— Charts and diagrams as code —

══════════════════════════════

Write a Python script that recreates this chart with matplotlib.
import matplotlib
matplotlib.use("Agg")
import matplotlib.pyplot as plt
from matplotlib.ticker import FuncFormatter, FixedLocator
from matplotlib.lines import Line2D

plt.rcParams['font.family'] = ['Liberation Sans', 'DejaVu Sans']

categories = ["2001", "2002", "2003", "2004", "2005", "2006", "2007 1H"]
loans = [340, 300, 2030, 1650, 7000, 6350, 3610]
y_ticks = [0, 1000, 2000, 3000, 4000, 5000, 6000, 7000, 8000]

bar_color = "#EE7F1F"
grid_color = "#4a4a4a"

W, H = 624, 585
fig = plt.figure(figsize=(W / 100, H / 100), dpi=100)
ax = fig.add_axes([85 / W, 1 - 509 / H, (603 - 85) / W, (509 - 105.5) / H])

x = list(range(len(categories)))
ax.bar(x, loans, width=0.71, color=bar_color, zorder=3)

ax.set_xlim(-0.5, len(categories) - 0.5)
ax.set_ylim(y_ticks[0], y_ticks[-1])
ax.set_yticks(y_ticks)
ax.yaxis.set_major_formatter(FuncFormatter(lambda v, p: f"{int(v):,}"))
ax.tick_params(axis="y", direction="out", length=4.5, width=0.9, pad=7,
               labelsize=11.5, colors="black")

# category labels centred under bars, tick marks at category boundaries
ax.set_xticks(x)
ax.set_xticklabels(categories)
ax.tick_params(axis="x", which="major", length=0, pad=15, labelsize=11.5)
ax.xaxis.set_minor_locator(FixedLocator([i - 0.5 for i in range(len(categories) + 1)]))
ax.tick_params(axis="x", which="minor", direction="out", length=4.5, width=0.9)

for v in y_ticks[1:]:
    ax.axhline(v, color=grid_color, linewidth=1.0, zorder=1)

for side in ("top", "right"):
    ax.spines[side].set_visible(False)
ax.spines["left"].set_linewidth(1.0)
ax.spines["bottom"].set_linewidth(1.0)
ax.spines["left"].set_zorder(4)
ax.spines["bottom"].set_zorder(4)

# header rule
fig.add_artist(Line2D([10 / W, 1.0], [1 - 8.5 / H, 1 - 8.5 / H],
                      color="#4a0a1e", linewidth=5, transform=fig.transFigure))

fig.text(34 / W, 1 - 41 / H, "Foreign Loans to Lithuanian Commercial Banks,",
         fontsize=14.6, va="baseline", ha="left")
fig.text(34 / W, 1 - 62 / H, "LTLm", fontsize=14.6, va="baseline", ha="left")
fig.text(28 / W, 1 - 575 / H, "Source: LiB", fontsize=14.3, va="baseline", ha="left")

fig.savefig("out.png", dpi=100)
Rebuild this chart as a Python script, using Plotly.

══════════════════════════════

— STATED PROBLEM —
Go through the listing above and restate it word for word.

— SOLUTION FOR THIS PROBLEM —
Write a Python script that recreates this chart with matplotlib.
import matplotlib
matplotlib.use("Agg")
import matplotlib.pyplot as plt
from matplotlib.ticker import FuncFormatter, FixedLocator
from matplotlib.lines import Line2D

plt.rcParams['font.family'] = ['Liberation Sans', 'DejaVu Sans']

categories = ["2001", "2002", "2003", "2004", "2005", "2006", "2007 1H"]
loans = [340, 300, 2030, 1650, 7000, 6350, 3610]
y_ticks = [0, 1000, 2000, 3000, 4000, 5000, 6000, 7000, 8000]

bar_color = "#EE7F1F"
grid_color = "#4a4a4a"

W, H = 624, 585
fig = plt.figure(figsize=(W / 100, H / 100), dpi=100)
ax = fig.add_axes([85 / W, 1 - 509 / H, (603 - 85) / W, (509 - 105.5) / H])

x = list(range(len(categories)))
ax.bar(x, loans, width=0.71, color=bar_color, zorder=3)

ax.set_xlim(-0.5, len(categories) - 0.5)
ax.set_ylim(y_ticks[0], y_ticks[-1])
ax.set_yticks(y_ticks)
ax.yaxis.set_major_formatter(FuncFormatter(lambda v, p: f"{int(v):,}"))
ax.tick_params(axis="y", direction="out", length=4.5, width=0.9, pad=7,
               labelsize=11.5, colors="black")

# category labels centred under bars, tick marks at category boundaries
ax.set_xticks(x)
ax.set_xticklabels(categories)
ax.tick_params(axis="x", which="major", length=0, pad=15, labelsize=11.5)
ax.xaxis.set_minor_locator(FixedLocator([i - 0.5 for i in range(len(categories) + 1)]))
ax.tick_params(axis="x", which="minor", direction="out", length=4.5, width=0.9)

for v in y_ticks[1:]:
    ax.axhline(v, color=grid_color, linewidth=1.0, zorder=1)

for side in ("top", "right"):
    ax.spines[side].set_visible(False)
ax.spines["left"].set_linewidth(1.0)
ax.spines["bottom"].set_linewidth(1.0)
ax.spines["left"].set_zorder(4)
ax.spines["bottom"].set_zorder(4)

# header rule
fig.add_artist(Line2D([10 / W, 1.0], [1 - 8.5 / H, 1 - 8.5 / H],
                      color="#4a0a1e", linewidth=5, transform=fig.transFigure))

fig.text(34 / W, 1 - 41 / H, "Foreign Loans to Lithuanian Commercial Banks,",
         fontsize=14.6, va="baseline", ha="left")
fig.text(34 / W, 1 - 62 / H, "LTLm", fontsize=14.6, va="baseline", ha="left")
fig.text(28 / W, 1 - 575 / H, "Source: LiB", fontsize=14.3, va="baseline", ha="left")

fig.savefig("out.png", dpi=100)
Rebuild this chart as a Python script, using Plotly.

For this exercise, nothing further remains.